A big push during fall camp has been to find receiving options to help free Williams from constant double teams, with Terence Scott, Jeff Maehl and Jamere Holland as the likely candidates. The Ducks also hope to get a boost from tight end Ed Dickson, who showed flashes of brilliance as a sophomore last year.

While the offense expects to be a work in progress, Oregon's defense is loaded with key returners at each level — but none greater than in the secondary where returning rover Patrick Chung and cornerbacks Walter Thurmond III and Jairus Byrd patrol with a lockdown mentality.

Bellotti said that trio, along with free safety T.J. Ward, comprise arguably the best secondary in school history and possibly in the nation. The three returning starters combined for 284 tackles a year ago and 14 interceptions, led by Byrd's seven picks.

The mere presence of such a solid corps of backline defenders will have a trickle down effect, according to All-American defensive end Nick Reed.

"I've been on some good defenses, but I cannot imagine a better team than we have now," he said.

Last year, Reed finished as the nation's third-leading tackler for loss and the Pac-10 leader in sacks with 12. He'll once again be joined on the edge by junior Will Tukuafu, with fifth-year seniors Cole Linehan and Ra'Shon "Sonny" Harris stepping in to fill the void at defensive tackle.

Veterans Jerome Boyd and John Bacon return at linebacker, with Spencer Paysinger stepping in to a starting role for the first time. Returners Casey Matthews and Riley Showalter will also add depth to a defense that won't mind carrying the load if need be.
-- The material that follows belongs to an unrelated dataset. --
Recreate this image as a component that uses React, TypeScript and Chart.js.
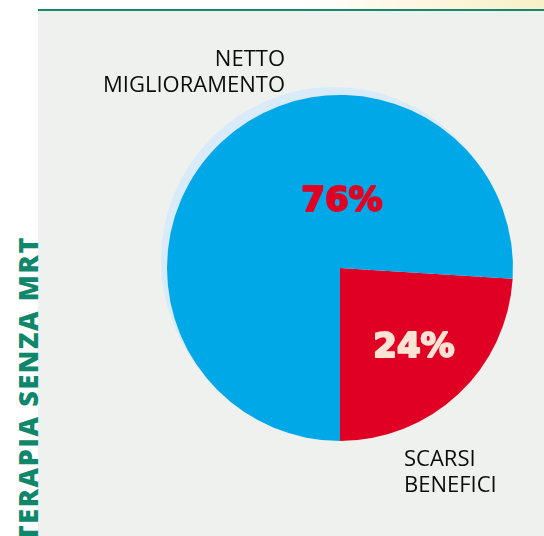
import React, { useEffect, useRef } from "react";
import { Chart, registerables } from "chart.js";

Chart.register(...registerables);

const categories = ["SCARSI BENEFICI", "NETTO MIGLIORAMENTO"];
const values = [24, 76];
const sliceColors = ["#e00024", "#00a8e8"];
const labelColors = ["#fde3d4", "#e00024"];
const sideTitle = "TERAPIA SENZA MRT";

const W = 544;
const H = 536;

export default function App() {
  const ref = useRef<HTMLCanvasElement | null>(null);

  useEffect(() => {
    document.body.style.margin = "0";
    const canvas = ref.current;
    if (!canvas) return;

    const haloPlugin = {
      id: "halo",
      beforeDatasetsDraw(chart: any) {
        const meta = chart.getDatasetMeta(0);
        const arc = meta.data[0];
        if (!arc) return;
        const { x, y, outerRadius } = arc;
        const ctx = chart.ctx;
        ctx.save();
        ctx.beginPath();
        ctx.arc(x - 6, y - 8, outerRadius, 0, Math.PI * 2);
        ctx.fillStyle = "#d9ebf8";
        ctx.fill();
        ctx.restore();
      },
    };

    const labelPlugin = {
      id: "pctLabels",
      afterDatasetsDraw(chart: any) {
        const meta = chart.getDatasetMeta(0);
        const ctx = chart.ctx;
        const offsets = [
          [74, 80],
          [2, -66],
        ];
        meta.data.forEach((arc: any, i: number) => {
          const r = arc.outerRadius;
          const tx = arc.x + (offsets[i][0] * r) / 173;
          const ty = arc.y + (offsets[i][1] * r) / 173;
          ctx.save();
          ctx.font = "bold 34px 'DejaVu Sans', sans-serif";
          ctx.fillStyle = labelColors[i];
          ctx.strokeStyle = labelColors[i];
          ctx.lineWidth = 2;
          ctx.lineJoin = "round";
          ctx.textAlign = "center";
          ctx.textBaseline = "middle";
          ctx.strokeText(values[i] + "%", tx, ty);
          ctx.fillText(values[i] + "%", tx, ty);
          ctx.restore();
        });
      },
    };

    const chart = new Chart(canvas, {
      type: "pie",
      data: {
        labels: categories,
        datasets: [
          {
            data: values,
            backgroundColor: sliceColors,
            borderWidth: 0,
          },
        ],
      },
      options: {
        animation: false,
        responsive: false,
        rotation: 93.6,
        layout: { padding: { left: 167, right: 31, top: 95, bottom: 95 } },
        plugins: {
          legend: { display: false },
          tooltip: { enabled: false },
        },
      },
      plugins: [haloPlugin, labelPlugin],
    });
    return () => chart.destroy();
  }, []);

  const annot: React.CSSProperties = {
    position: "absolute",
    fontFamily: "'Open Sans', 'DejaVu Sans', sans-serif",
    fontSize: 22,
    lineHeight: "26px",
    color: "#0c0c0c",
  };

  return (
    <div style={{ position: "relative", width: W, height: H, overflow: "hidden", background: "#ffffff" }}>
      <div
        style={{
          position: "absolute",
          left: 300,
          top: 0,
          width: 244,
          height: 9,
          background: "linear-gradient(90deg, rgba(253,249,232,0) 0%, #fdf8e6 40%, #f8f0c8 100%)",
        }}
      />
      <div style={{ position: "absolute", left: 38, top: 9, right: 0, bottom: 0, background: "#eff1ee" }} />
      <div style={{ position: "absolute", left: 38, top: 9, right: 0, height: 2, background: "#12896c" }} />
      <div
        style={{
          position: "absolute",
          left: 28,
          top: 236,
          transformOrigin: "0 0",
          transform: "translate(-14px, 0) rotate(-90deg) translate(-330px, 0)",
          width: 330,
          height: 28,
          textAlign: "right",
          whiteSpace: "nowrap",
          fontFamily: "'Open Sans', 'DejaVu Sans', sans-serif",
          fontWeight: 800,
          fontSize: 27,
          lineHeight: "28px",
          color: "#10876a",
          letterSpacing: 1.6,
        }}
      >
        {sideTitle}
      </div>
      <canvas ref={ref} width={W} height={H} style={{ position: "absolute", left: 0, top: 0 }} />
      <div style={{ ...annot, right: W - 285, top: 44, textAlign: "right" }}>
        NETTO
        <br />
        MIGLIORAMENTO
      </div>
      <div style={{ ...annot, left: 404, top: 444, textAlign: "left" }}>
        SCARSI
        <br />
        BENEFICI
      </div>
    </div>
  );
}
"I hope the offense starts off great and I have no reason to believe that they won't," said Reed. "I think they're going to be just as good as they were last year. But it doesn't matter how the offense is going to do, we're going to do awesome. So if they're doing great and we do awesome then we'll beat teams 40-0. And if we do great and the offense starts slow, then we'll beat teams 12-0."